You ignore the short daylight period during the winter, when the electricity consumption is the most important. There is no practical why to store the energy for the nights. At the end we end up with a cheap source of energy that covers only a fraction of our needs, and we have to maintain a second source of production for the rest of the time. We pay two times to keep the two system operational.

Nuclear is also cheap and doesn't have this limitation.

Nuclear is, last I checked, the same cost as the combination of PV with a sufficient number of batteries to be the backup.

And for transport we need some kind of storage system regardless (doesn't have to be batteries, but does have to exist), the scale of which is larger than needed to do anything we want with night/clouds/etc. issues with PV.

The factories to make those batteries are being built very quickly.

During the winter, the solar panel are efficient just for a couple of hours every days. Meanwhile, this is the moment of the year where the global consumption is the highest. We've yet to see a battery system able to hold enough power to balance these months of under production.

Why would you store electricity produced by Nuclear energy? You can adjust the production to match the needs.

> During the winter, the solar panel are efficient just for a couple of hours every days.

Depends where you are. If, for example, you're in the most-occupied bits of Canada, your grid connects to the south side of the USA, which gets rather more hours of sun than you do.

> We've yet to see a battery system able to hold enough power to balance these months of under production.

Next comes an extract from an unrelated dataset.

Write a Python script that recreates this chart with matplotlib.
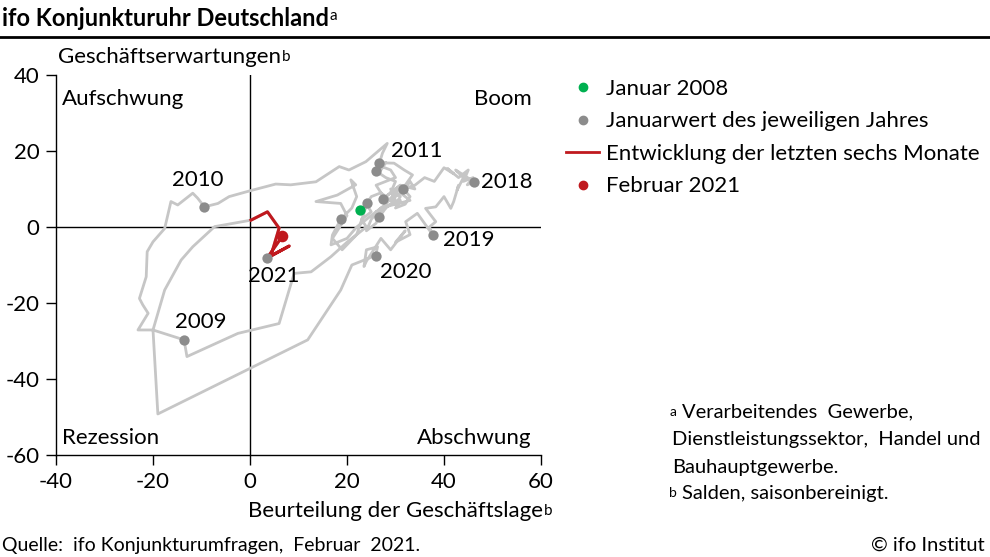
import matplotlib
matplotlib.use("Agg")
import matplotlib.pyplot as plt
from matplotlib.lines import Line2D

plt.rcParams['font.family'] = ['Lato', 'DejaVu Sans']
plt.rcParams['axes.unicode_minus'] = False

# monthly path of the ifo clock, Jan 2008 .. Feb 2021
lage = [22.6, 24, 25, 23, 24, 20, 16.7, 12.6, 9.1, 6.0, -2.5, -13.0,
        -13.6, -20.0, -23.1, -21.0, -22.1, -22.8, -21.4, -21.2, -20.0, -17.6, -16.3, -14.9, -11.8, -10.8,
        -9.4, -6.6, -4.3, 0.2, 5.3, 8.4, 13.6, 18.4, 20.4, 23.9, 28.3, 27.3,
        26.7, 29.7, 31.8, 33.5, 32, 30, 28, 25, 22, 20, 16.7, 17,
        18.7, 21, 22, 20.8, 21.8, 18.0, 13.6, 18.7, 20, 17, 19, 22,
        24.2, 25, 27, 26, 28, 30, 29, 27, 26, 28, 27,
        25.9, 28, 30, 29, 31, 28, 30, 27, 25, 24, 26, 27,
        26.7, 28, 30, 29, 31, 30, 33, 31, 29, 30, 28, 27,
        27.5, 28, 26, 29, 31, 30, 32, 33, 31, 34, 33, 32,
        31.6, 34, 36, 38, 40, 42, 40.7, 43, 45, 44, 46, 44.8,
        46.2, 42.4, 44, 42.7, 43, 42.0, 41.4, 40, 38.3, 36.2, 38.3, 37,
        37.7, 34.5, 32.1, 33, 30, 32, 29, 27, 24, 23.5, 24, 26.3,
        25.9, 21, 18.7, 11.9, -19.0, -20.0, -17.6, -14.2, -11.8, -7.3,
        0.2, 3.6, 6.0, 4.3, 8.1, 3.5, 6.7]
erwartung = [4.5, 6, 4, 2, 0, -4, -7.8, -11.8, -12.2, -25.4, -28.0, -34.1,
             -29.7, -27.1, -27.1, -22.7, -20.5, -18.8, -13.1, -6.5, -3.9, -0.4, 6.7, 5.8, 8.9, 7.6,
             5.3, 6.2, 8.0, 9.6, 11.3, 11.1, 11.9, 15.9, 15.0, 17.2, 22.0, 19.4,
             16.9, 16.8, 15.0, 13.7, 11, 9, 6, 3, 0, -3, -4.7, -2.1,
             2.0, 5, 8, 12.4, 11.1, 8.4, 6.7, 6.2, 3, -3, -6, -2,
             6.4, 8, 9, 11, 12, 13, 15, 16, 14, 17, 15,
             14.8, 13, 12, 9, 11, 8, 6, 5, 2, -1, 1, 4,
             2.7, 5, 7, 10, 8, 6, 7, 9, 7, 10, 8, 9,
             7.4, 5, 4, 6, 7, 5, 6, 8, 11, 10, 12, 10,
             10.0, 11, 13, 12, 15.6, 14, 15.4, 13, 15, 12, 13, 11.1,
             11.9, 15.0, 13, 9.7, 11, 6.7, 4.9, 8, 5.3, 4.9, 1.4, 0,
             -2.1, 3.6, 1.4, -2, -4, -1, -6, -3, -9, -10.4, -6, -5.2,
             -7.5, -10, -16.6, -29.7, -49.2, -27.1, -16.6, -8.7, -5.2, 0.1,
             1.8, 4.0, -0.3, -7.6, -5.0, -8.2, -2.4]

# January values
jan_lage = [-13.6, -9.4, 26.7, 18.7, 24.2, 25.9, 26.7, 27.5, 31.6, 46.2, 37.7, 25.9, 3.5]
jan_erw = [-29.7, 5.3, 16.9, 2.0, 6.4, 14.8, 2.7, 7.4, 10.0, 11.9, -2.1, -7.5, -8.2]

start_lage, start_erw = 22.6, 4.5
last_lage, last_erw = 6.7, -2.4
n_red = 7  # last six months -> 7 points

year_labels = ['2009', '2010', '2011', '2018', '2019', '2020', '2021']
year_x = [-10.1, -10.7, 34.4, 52.9, 45.1, 32.1, 4.9]
year_y = [-25.0, 12.4, 20.0, 11.8, -3.4, -11.8, -12.9]

grey_line = '#c6c6c6'
grey_dot = '#8c8c8c'
green = '#00b050'
red = '#c0191e'
fs = 16
fs_small = 14.5

fig = plt.figure(figsize=(9.9, 5.57), dpi=100)
ax = fig.add_axes([56/990, 1 - 455/557, (541 - 56)/990, (455 - 75)/557])

ax.plot(lage, erwartung, color=grey_line, lw=2, zorder=2)
ax.plot(lage[-n_red:], erwartung[-n_red:], color=red, lw=2.2, zorder=3)
ax.scatter(jan_lage, jan_erw, s=55, color=grey_dot, zorder=4, linewidths=0)
ax.scatter([start_lage], [start_erw], s=55, color=green, zorder=5, linewidths=0)
ax.scatter([last_lage], [last_erw], s=70, color=red, zorder=5, linewidths=0)

ax.axhline(0, color='black', lw=1, zorder=1)
ax.axvline(0, color='black', lw=1, zorder=1)

ax.set_xlim(-40, 60)
ax.set_ylim(-60, 40)
ax.set_xticks(range(-40, 61, 20))
ax.set_yticks(range(-60, 41, 20))
for s in ['top', 'right']:
    ax.spines[s].set_visible(False)
for s in ['left', 'bottom']:
    ax.spines[s].set_linewidth(1)
ax.tick_params(direction='out', length=7, width=1, labelsize=fs, pad=5)

for lab, x, y in zip(year_labels, year_x, year_y):
    ax.text(x, y, lab, fontsize=fs, ha='center', va='center', zorder=6)

ax.text(-38.8, 33.7, 'Aufschwung', fontsize=fs, va='center')
ax.text(58.0, 33.7, 'Boom', fontsize=fs, va='center', ha='right')
ax.text(-38.8, -55.5, 'Rezession', fontsize=fs, va='center')
ax.text(58.0, -55.5, 'Abschwung', fontsize=fs, va='center', ha='right')


def sup(txt, letter, size=11):
    ax.annotate(letter, xy=(1, 1), xycoords=txt, xytext=(0.5, -2),
                textcoords='offset points', ha='left', va='top', fontsize=size)


t = fig.text(58/990, 1 - 57/557, 'Geschäftserwartungen', fontsize=fs, va='center')
sup(t, 'b')
t = fig.text(543/990, 1 - 511/557, 'Beurteilung der Geschäftslage', fontsize=fs,
             va='center', ha='right')
sup(t, 'b')

t = fig.text(2/990, 1 - 18/557, 'ifo Konjunkturuhr Deutschland', fontsize=17,
             fontweight='bold', va='center')
sup(t, 'a', 11)
fig.add_artist(Line2D([0, 1], [1 - 37/557, 1 - 37/557], color='black', lw=2))

handles = [
    Line2D([], [], ls='none', marker='o', ms=6, color=green),
    Line2D([], [], ls='none', marker='o', ms=6, color=grey_dot),
    Line2D([], [], color=red, lw=2),
    Line2D([], [], ls='none', marker='o', ms=6, color=red),
]
labels = ['Januar 2008', 'Januarwert des jeweiligen Jahres',
          'Entwicklung der letzten sechs Monate', 'Februar 2021']
fig.legend(handles, labels, loc='upper left', bbox_to_anchor=(566/990, 1 - 79/557),
           frameon=False, fontsize=fs, handlelength=1.5, handletextpad=0.3,
           labelspacing=0.56, borderaxespad=0, borderpad=0)

t = fig.text(682/990, 1 - 412/557, 'Verarbeitendes  Gewerbe,', fontsize=fs_small, va='center')
ax.annotate('a', xy=(0, 1), xycoords=t, xytext=(-9, -2), textcoords='offset points',
            ha='left', va='top', fontsize=10)
fig.text(672/990, 1 - 440/557, 'Dienstleistungssektor,  Handel und', fontsize=fs_small, va='center')
fig.text(672/990, 1 - 467/557, 'Bauhauptgewerbe.', fontsize=fs_small, va='center')
t = fig.text(682/990, 1 - 493/557, 'Salden, saisonbereinigt.', fontsize=fs_small, va='center')
ax.annotate('b', xy=(0, 1), xycoords=t, xytext=(-9, -2), textcoords='offset points',
            ha='left', va='top', fontsize=10)

fig.text(2/990, 1 - 545/557, 'Quelle:  ifo Konjunkturumfragen,  Februar  2021.',
         fontsize=14, va='center')
fig.text(985/990, 1 - 545/557, '© ifo Institut', fontsize=fs_small, va='center', ha='right')

fig.savefig('out.png', dpi=100)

If you're far enough south to get as many as "a couple of hours" of sun each day in midwinter, this isn't a serious issue in most cases. Why? Because adding more PV is much cheaper than adding more batteries — when you've got 2.4 hours of sun, build a 24*n hour battery and enough PV to charge that battery in 2.4 hours, where n is some factor for "in my location, there are often n-day cloudy streaks".

But also, most places already have a decent grid (exceptions exist, Hawaii is excusable, Texas is not), the grids are not fundamentally so lossy as to break the economics here, and much better grids can be made if there's sufficient political will behind it (yes, even one that worked for Hawaii).

> while all nonrenewables are decelerating.

2023 is the year we burned the most coal, the most gas, the most oil, etc... So far.